Honolulu's Chinatown has ushered in the Year of the Tiger, but any time in this downtown corner is good for exploring two centuries of Chinese culture in Hawai'i.

While a few intrepid Chinese arrived in Hawai'i on trading ships during the days of King Kamehameha I, the biggest waves of immigration, primarily from Cantonese-speaking Southern China, came from contract laborers on sugar plantations in the second half of the 19th century. Soon Chinese entrepreneurs had also carved out a place for themselves in urban Honolulu, centered on Hotel Street between Nu'uanu Avenue and River Street, and extending mauka to Vineyard Boulevard and makai to the Nimitz Highway.
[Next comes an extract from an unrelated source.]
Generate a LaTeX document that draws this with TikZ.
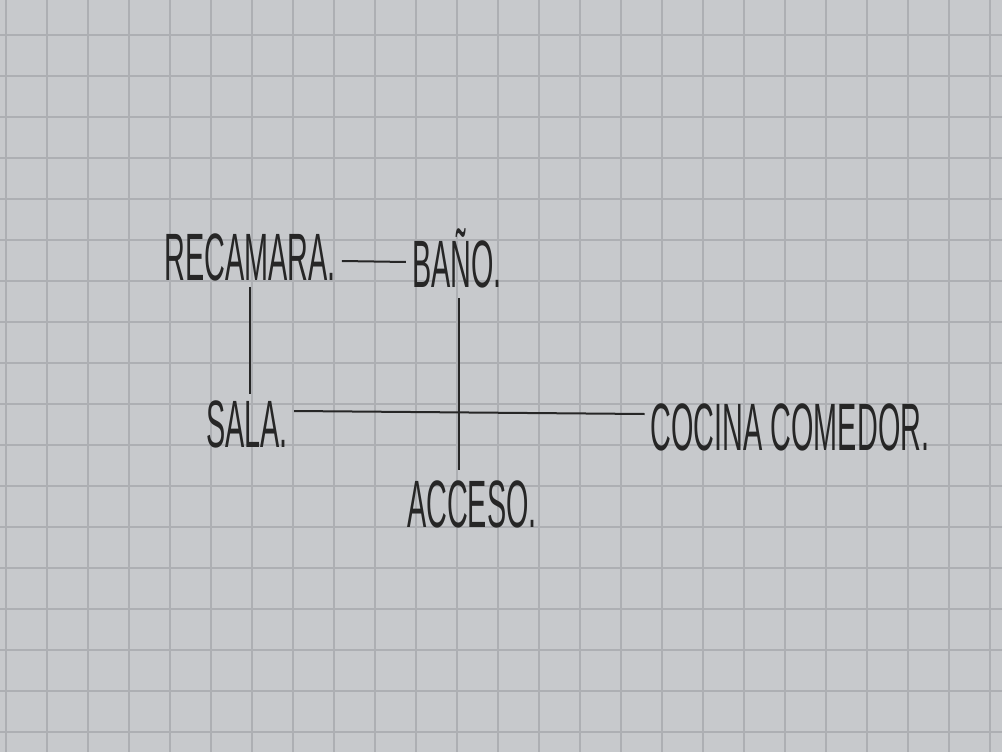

As in San Francisco, Hawai'i's capital has since seen increased prosperity among the original Chinese community and an influx of new immigrants from Asia. Today, Chinatown stands apart from Honolulu's skyscrapers and well-groomed resort areas as a unique, if often gritty, destination, where the small-town feel of quaint buildings and mom-and-pop shops contrasts with seedy massage parlors and newly hip nightclubs.

The area's growing number of art galleries (clustered around Nu'uanu Avenue), as well as boutiques and clubs, offer late hours, discounts and special events on the first Friday night of the month. On other evenings, the beautifully restored Hawai'i Theatre (opened in 1922) may tempt visitors with concerts, plays or other performances. But in general, it's best to tour the district by day — and leave time for lunch at one of the innumerable Asian-influenced eateries. (For Chinese food recommendations in Honolulu, see the Feb. 17 Hawaii Insider.)

The Hawai'i Heritage Center offers Chinatown walking tours for $5, with reservations. You can also devise your own itinerary with help from the online maps of the Chinatown Chamber of Commerce and city government. Among the highlights for daytime sightseeing:

Divine inspirations

The Buddhist Kuan Yin Temple has honored its namesake, the Chinese goddess of compassion and mercy, since the 1880s. A statue of Kuan Yin stands on the center altar of the elaborately decorated structure at the entrance to Foster Garden (River Avenue and Vineyard Boulevard).

A temple to Tin Huan ("Heavenly Empress"), born Lum No Miang in the 10th century and eventually recognized as a goddess, can be found in the ornate Lum Sai Ho Tong Building (1315 River St.); it's open to the public for worship. Lum descendants (whose surname is also spelled Lim, Lam or Lin, from the word for "forest") began working in the islands' sugarcane fields in the 1850s, and later opened this clubhouse for family members.

Commercial aspirations

The name of the landmark Wo Fat Building (115 N. Hotel St.) means "peace and prosperity," the latter of which must have appealed to the proprietor of Honolulu's first Chinese restaurant, which opened on the site in 1882. Alas, the building's early years were not that peaceful: It burned down in the Chinatown-wide fires of 1886 and 1900. The current temple-roofed edifice with an octagonal corner tower dates to 1938.

Food stalls — selling baked goods such as manapua, fresh and dried seafood, char siu (barbecued pork), tea, exotic produce and almost any Chinese culinary delicacy you can think of — have certainly brought prosperity to venerable institutions such as Maunakea Marketplace (1120 Maunakea St., at N. Hotel), renowned for its interior food court and mahjong players, and O'ahu Marketplace (King and Kekaulike streets), founded in 1904. Other shops in the area sell Chinese-themed trinkets and souvenirs and traditional natural remedies from dried herbs and animal parts.